TASK DETAILS =
Skip every picture and copy only the lines from the one containing "What TikZ code" to the final line of the records below.
[Begin MATERIAL TO PROCESS]
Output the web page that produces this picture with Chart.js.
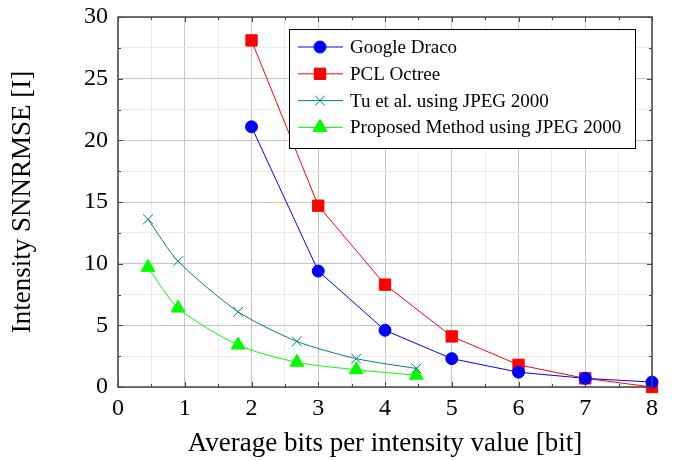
<!DOCTYPE html>
<html>
<head>
<meta charset="utf-8">
<script src="https://cdn.jsdelivr.net/npm/chart.js@4/dist/chart.umd.min.js"></script>
<style>
  html, body { margin: 0; padding: 0; background: #fff; }
  #wrap { width: 675px; height: 460px; }
</style>
</head>
<body>
<div id="wrap"><canvas id="chart"></canvas></div>
<script>
// values
const dracoX = [2, 3, 4, 5, 6, 7, 8]
const dracoY = [21.1, 9.4, 4.6, 2.3, 1.2, 0.7, 0.4]
const octreeX = [2, 3, 4, 5, 6, 7, 8]
const octreeY = [28.1, 14.7, 8.3, 4.1, 1.8, 0.7, 0.0]
const tuX = [0.45, 0.9, 1.8, 2.68, 3.57, 4.47]
const tuY = [13.6, 10.2, 6.1, 3.7, 2.3, 1.5]
const proposedX = [0.45, 0.9, 1.8, 2.68, 3.57, 4.47]
const proposedY = [9.7, 6.4, 3.4, 2.0, 1.4, 0.95]
const seriesNames = ['Google Draco', 'PCL Octree', 'Tu et al. using JPEG 2000', 'Proposed Method using JPEG 2000']
const xTitle = 'Average bits per intensity value [bit]'
const yTitle = 'Intensity SNNRMSE [I]'

const FONT = '"Liberation Serif", "DejaVu Serif", serif'

function pts(xs, ys) {
    return xs.map((x, i) => ({ x: x, y: ys[i] }))
}

// frame with small inward ticks on all four sides
const framePlugin = {
    id: 'frame',
    afterDatasetsDraw(chart) {
        const { ctx, chartArea: a, scales } = chart
        ctx.save()
        ctx.strokeStyle = '#444'
        ctx.lineWidth = 1
        scales.x.ticks.forEach(t => {
            const px = Math.round(scales.x.getPixelForValue(t.value)) + 0.5
            const len = Number.isInteger(t.value) ? 5 : 3
            ctx.beginPath()
            ctx.moveTo(px, a.bottom); ctx.lineTo(px, a.bottom - len)
            ctx.moveTo(px, a.top); ctx.lineTo(px, a.top + len)
            ctx.stroke()
        })
        scales.y.ticks.forEach(t => {
            const py = Math.round(scales.y.getPixelForValue(t.value)) + 0.5
            const len = t.value % 5 === 0 ? 5 : 3
            ctx.beginPath()
            ctx.moveTo(a.left, py); ctx.lineTo(a.left + len, py)
            ctx.moveTo(a.right, py); ctx.lineTo(a.right - len, py)
            ctx.stroke()
        })
        ctx.lineWidth = 1.5
        ctx.strokeRect(a.left, a.top, a.right - a.left, a.bottom - a.top)
        ctx.restore()
    }
}

// legend box drawn inside the plot, top right
const legendPlugin = {
    id: 'boxLegend',
    afterDraw(chart) {
        const ctx = chart.ctx
        const x0 = 289, y0 = 29, w = 346, h = 119
        ctx.save()
        ctx.fillStyle = '#fff'
        ctx.fillRect(x0, y0, w, h)
        ctx.strokeStyle = '#000'
        ctx.lineWidth = 1
        ctx.strokeRect(x0 + 0.5, y0 + 0.5, w, h)
        chart.data.datasets.forEach((ds, i) => {
            const cy = y0 + 18 + i * 26.8
            ctx.strokeStyle = ds.borderColor
            ctx.lineWidth = 1
            ctx.beginPath()
            ctx.moveTo(x0 + 9, cy); ctx.lineTo(x0 + 54, cy)
            ctx.stroke()
            Chart.helpers.drawPoint(ctx, {
                pointStyle: ds.pointStyle,
                radius: ds.pointRadius,
                rotation: 0,
                borderWidth: 1
            }, x0 + 31, cy)
            ctx.fillStyle = ds.pointBackgroundColor
            ctx.strokeStyle = ds.pointBorderColor
            ctx.fill()
            ctx.fillStyle = '#000'
            ctx.font = '19px ' + FONT
            ctx.textBaseline = 'middle'
            ctx.fillText(ds.label, x0 + 61, cy + 1)
        })
        ctx.restore()
    }
}

function series(label, data, color, style, radius, tension) {
    return {
        label: label,
        data: data,
        borderColor: color,
        backgroundColor: color,
        pointBackgroundColor: color,
        pointBorderColor: color,
        pointStyle: style,
        pointRadius: radius,
        pointBorderWidth: 1,
        borderWidth: 1,
        tension: tension,
        clip: false
    }
}

new Chart(document.getElementById('chart'), {
    type: 'line',
    data: {
        datasets: [
            series(seriesNames[0], pts(dracoX, dracoY), '#0000ff', 'circle', 6, 0),
            series(seriesNames[1], pts(octreeX, octreeY), '#ff0000', 'rect', 8, 0),
            series(seriesNames[2], pts(tuX, tuY), '#008080', 'crossRot', 7, 0.25),
            series(seriesNames[3], pts(proposedX, proposedY), '#00ff00', 'triangle', 8, 0.25)
        ]
    },
    options: {
        responsive: true,
        maintainAspectRatio: false,
        animation: false,
        layout: { padding: { top: 17, right: 23, left: 0, bottom: 0 } },
        plugins: {
            legend: { display: false },
            tooltip: { enabled: false }
        },
        scales: {
            x: {
                type: 'linear',
                min: 0,
                max: 8,
                afterFit: s => { s.height = 73; s.paddingLeft = 0; s.paddingRight = 0 },
                ticks: {
                    stepSize: 0.5,
                    autoSkip: false,
                    maxRotation: 0,
                    padding: 7,
                    color: '#000',
                    font: { family: FONT, size: 24 },
                    callback: v => Number.isInteger(v) ? String(v) : ''
                },
                grid: {
                    drawTicks: false,
                    color: c => Number.isInteger(c.tick.value) ? '#c4c4c4' : '#ebebeb'
                },
                border: { display: false },
                title: {
                    display: true,
                    text: xTitle,
                    color: '#000',
                    font: { family: FONT, size: 27 },
                    padding: { top: 0, bottom: 0 }
                }
            },
            y: {
                min: 0,
                max: 30,
                afterFit: s => { s.width = 118; s.paddingTop = 0; s.paddingBottom = 0 },
                ticks: {
                    stepSize: 2.5,
                    autoSkip: false,
                    padding: 10,
                    color: '#000',
                    font: { family: FONT, size: 24 },
                    callback: v => v % 5 === 0 ? String(v) : ''
                },
                grid: {
                    drawTicks: false,
                    color: c => c.tick.value % 5 === 0 ? '#c4c4c4' : '#ebebeb'
                },
                border: { display: false },
                title: {
                    display: true,
                    text: yTitle,
                    color: '#000',
                    font: { family: FONT, size: 27 },
                    padding: { top: 7, bottom: 0 }
                }
            }
        }
    },
    plugins: [framePlugin, legendPlugin]
})
</script>
</body>
</html>
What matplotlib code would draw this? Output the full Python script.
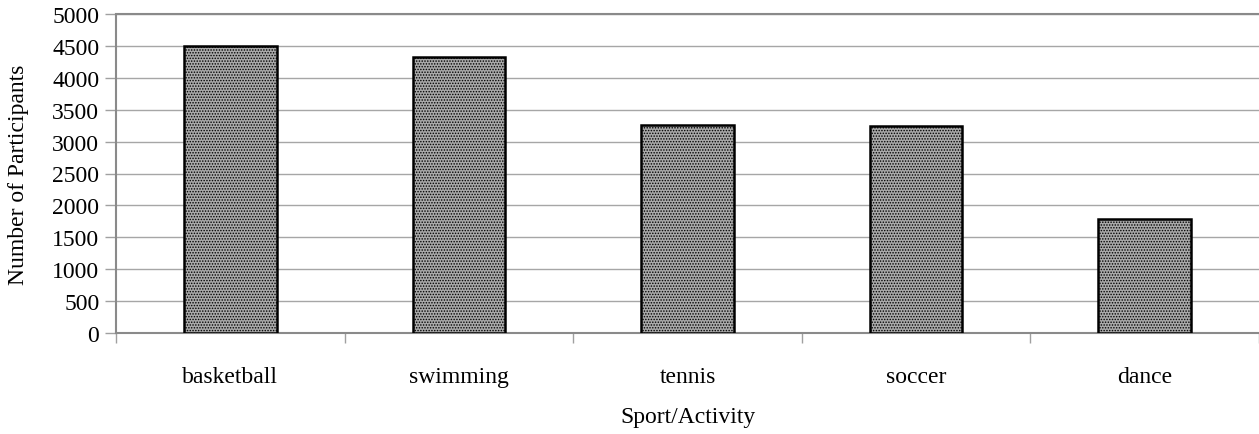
import matplotlib
matplotlib.use("Agg")
import matplotlib.pyplot as plt
import numpy as np

categories = ["basketball", "swimming", "tennis", "soccer", "dance"]
participants = [4500, 4330, 3260, 3240, 1785]
y_ticks = list(range(0, 5001, 500))

plt.rcParams['font.family'] = ['Liberation Serif', 'DejaVu Serif']
plt.rcParams['hatch.linewidth'] = 0.7

fig = plt.figure(figsize=(12.59, 4.35), dpi=100)
ax = fig.add_axes([116 / 1259, 101 / 435, 1143 / 1259, 319 / 435])

x = np.arange(len(categories))
ax.bar(x, participants, width=0.405, color='#a9a9a9', edgecolor='black',
       linewidth=1.8, hatch='......', zorder=3)

ax.set_xlim(-0.5, len(categories) - 0.5)
ax.set_ylim(0, 5000)
ax.set_yticks(y_ticks)
ax.set_yticklabels([str(v) for v in y_ticks], fontsize=17)
ax.yaxis.grid(True, color='#a6a6a6', linewidth=1.0, zorder=0)
ax.set_axisbelow(True)

ax.set_xticks(x)
ax.set_xticklabels(categories, fontsize=17)
ax.tick_params(axis='x', length=0, pad=24)
ax.set_xticks(np.arange(len(categories) + 1) - 0.5, minor=True)
ax.tick_params(axis='x', which='minor', length=7, color='#a0a0a0', width=1)
ax.tick_params(axis='y', length=8, color='#a0a0a0', width=1, pad=4)

for side in ['top', 'left', 'bottom']:
    ax.spines[side].set_color('#8a8a8a')
    ax.spines[side].set_linestyle((0, (1, 1)))
    ax.spines[side].set_linewidth(1.5)
ax.spines['right'].set_visible(False)

ax.set_ylabel("Number of Participants", fontsize=17)
ax.yaxis.set_label_coords(-0.0761, 0.5)
ax.set_xlabel("Sport/Activity", fontsize=17)
ax.xaxis.set_label_coords(0.5, -0.229)

fig.savefig("out.png", dpi=100)
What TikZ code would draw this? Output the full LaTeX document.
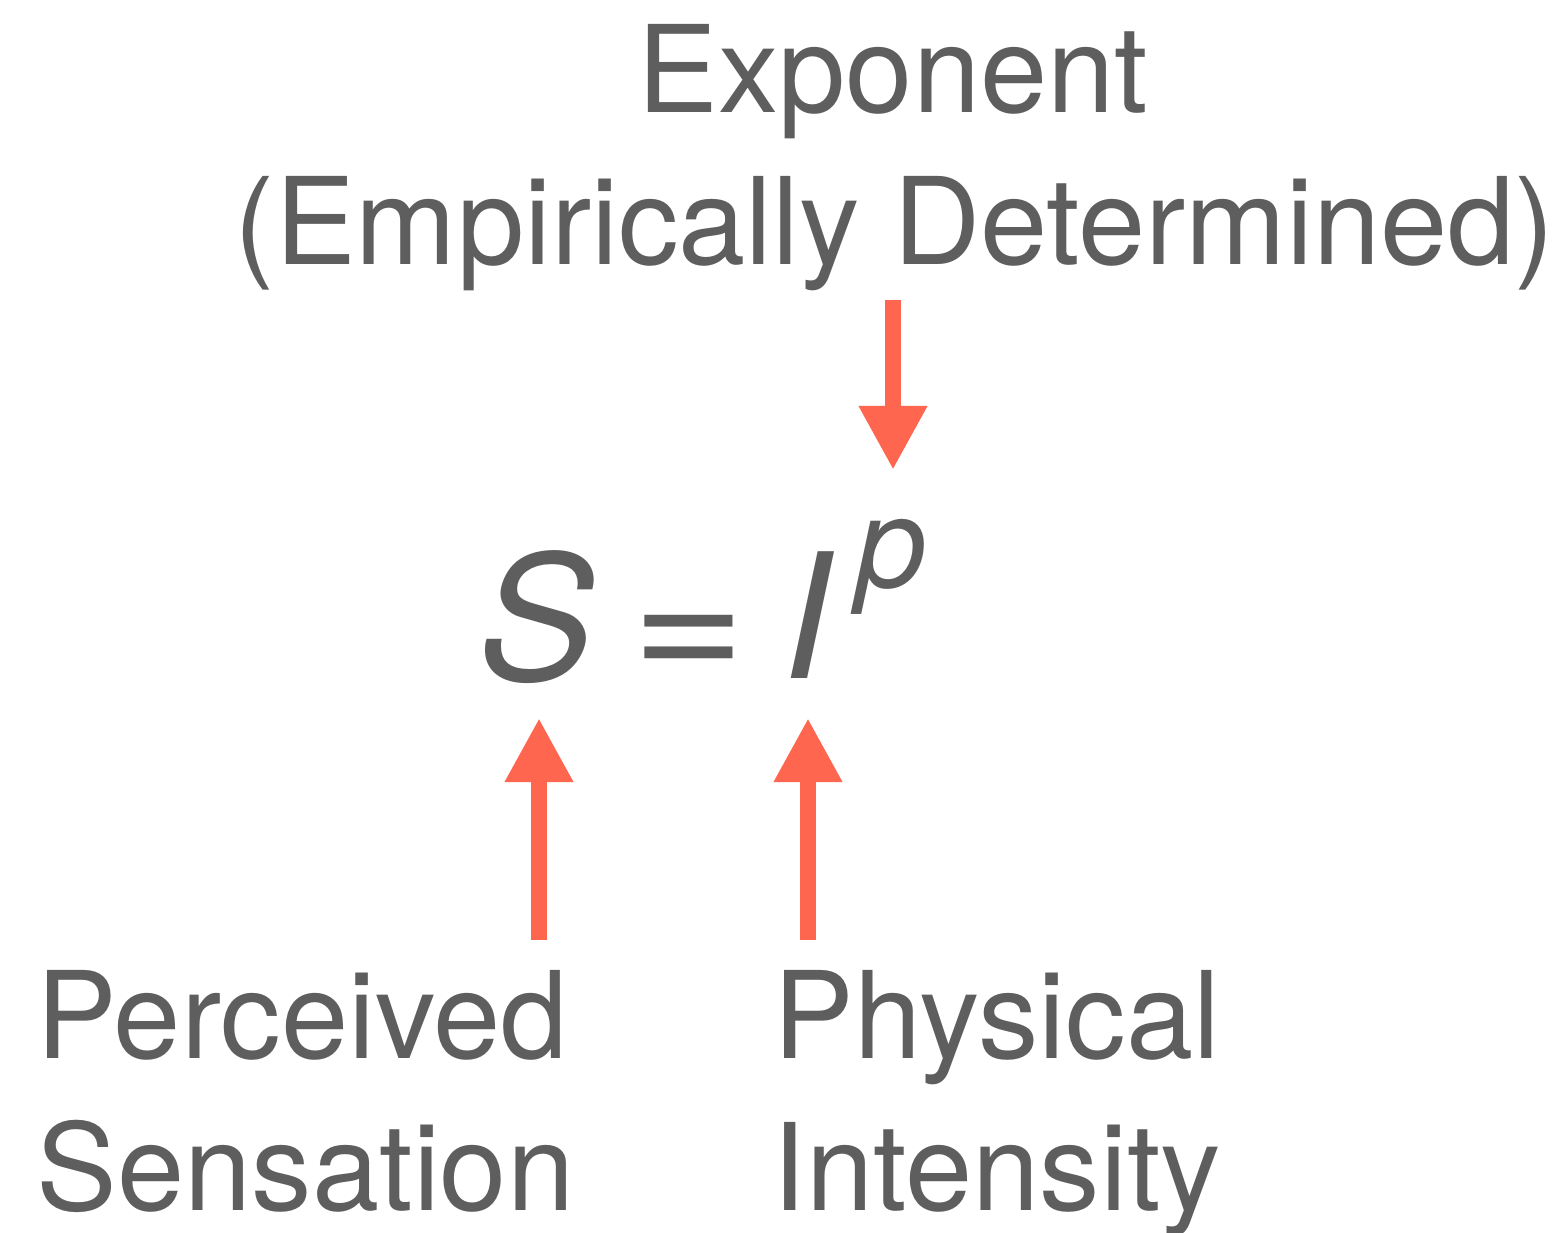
\documentclass[tikz,border=0pt]{standalone}
\usepackage{fontspec}
\setmainfont{TeX Gyre Heros}
\usepackage{tikz}
\usetikzlibrary{arrows.meta, positioning}

\definecolor{textgray}{HTML}{5E5E5E}
\definecolor{arrowred}{HTML}{FF6650}

\begin{document}
\begin{tikzpicture}[
    lbl/.style={inner sep=0pt, text=textgray, font=\fontsize{34.4}{43}\selectfont},
    eq/.style={inner sep=0pt, text=textgray, font=\fontsize{49.5}{50}\selectfont\itshape},
    arr/.style={line width=0.16cm, draw=arrowred, -{Triangle[length=0.64cm, width=0.64cm]}}
]
    \useasboundingbox (0,0) rectangle (15.62,-12.33);

    % labels
    \node[lbl, anchor=base] (expo) at (8.93,-1.13) {Exponent};
    \node[lbl, anchor=base] (empir) at (8.95,-2.65) {(Empirically Determined)};
    \node[lbl, anchor=base west] (perc) at (0.36,-10.58) {Perceived};
    \node[lbl, anchor=base west] (sens) at (0.36,-12.10) {Sensation};
    \node[lbl, anchor=base west] (phys) at (7.73,-10.58) {Physical};
    \node[lbl, anchor=base west] (inten) at (7.72,-12.10) {Intensity};

    % the equation
    \node[eq, anchor=base west] (eqS) at (4.78,-6.80) {S};
    \node[eq, anchor=base, font=\fontsize{49.5}{50}\selectfont] (eqsign) at (6.89,-6.80) {\scalebox{1.13}[1]{=}};
    \node[eq, anchor=base west] (eqI) at (7.82,-6.78) {I};
    \node[eq, anchor=base west, font=\fontsize{36}{36}\selectfont\itshape] (eqp) at (8.56,-5.87) {p};

    % arrows
    \coordinate (expoTail) at (8.93,-3.00);
    \coordinate (expoTip) at (8.93,-4.70);
    \coordinate (percTail) at (5.39,-9.40);
    \coordinate (percTip) at (5.39,-7.18);
    \coordinate (physTail) at (8.08,-9.40);
    \coordinate (physTip) at (8.08,-7.18);
    \draw[arr] (expoTail) -- (expoTip);
    \draw[arr] (percTail) -- (percTip);
    \draw[arr] (physTail) -- (physTip);
\end{tikzpicture}
\end{document}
[End MATERIAL TO PROCESS]
WRITTEN ANSWER =
What TikZ code would draw this? Output the full LaTeX document.
\documentclass[tikz,border=0pt]{standalone}
\usepackage{fontspec}
\setmainfont{TeX Gyre Heros}
\usepackage{tikz}
\usetikzlibrary{arrows.meta, positioning}

\definecolor{textgray}{HTML}{5E5E5E}
\definecolor{arrowred}{HTML}{FF6650}

\begin{document}
\begin{tikzpicture}[
    lbl/.style={inner sep=0pt, text=textgray, font=\fontsize{34.4}{43}\selectfont},
    eq/.style={inner sep=0pt, text=textgray, font=\fontsize{49.5}{50}\selectfont\itshape},
    arr/.style={line width=0.16cm, draw=arrowred, -{Triangle[length=0.64cm, width=0.64cm]}}
]
    \useasboundingbox (0,0) rectangle (15.62,-12.33);

    % labels
    \node[lbl, anchor=base] (expo) at (8.93,-1.13) {Exponent};
    \node[lbl, anchor=base] (empir) at (8.95,-2.65) {(Empirically Determined)};
    \node[lbl, anchor=base west] (perc) at (0.36,-10.58) {Perceived};
    \node[lbl, anchor=base west] (sens) at (0.36,-12.10) {Sensation};
    \node[lbl, anchor=base west] (phys) at (7.73,-10.58) {Physical};
    \node[lbl, anchor=base west] (inten) at (7.72,-12.10) {Intensity};

    % the equation
    \node[eq, anchor=base west] (eqS) at (4.78,-6.80) {S};
    \node[eq, anchor=base, font=\fontsize{49.5}{50}\selectfont] (eqsign) at (6.89,-6.80) {\scalebox{1.13}[1]{=}};
    \node[eq, anchor=base west] (eqI) at (7.82,-6.78) {I};
    \node[eq, anchor=base west, font=\fontsize{36}{36}\selectfont\itshape] (eqp) at (8.56,-5.87) {p};

    % arrows
    \coordinate (expoTail) at (8.93,-3.00);
    \coordinate (expoTip) at (8.93,-4.70);
    \coordinate (percTail) at (5.39,-9.40);
    \coordinate (percTip) at (5.39,-7.18);
    \coordinate (physTail) at (8.08,-9.40);
    \coordinate (physTip) at (8.08,-7.18);
    \draw[arr] (expoTail) -- (expoTip);
    \draw[arr] (percTail) -- (percTip);
    \draw[arr] (physTail) -- (physTip);
\end{tikzpicture}
\end{document}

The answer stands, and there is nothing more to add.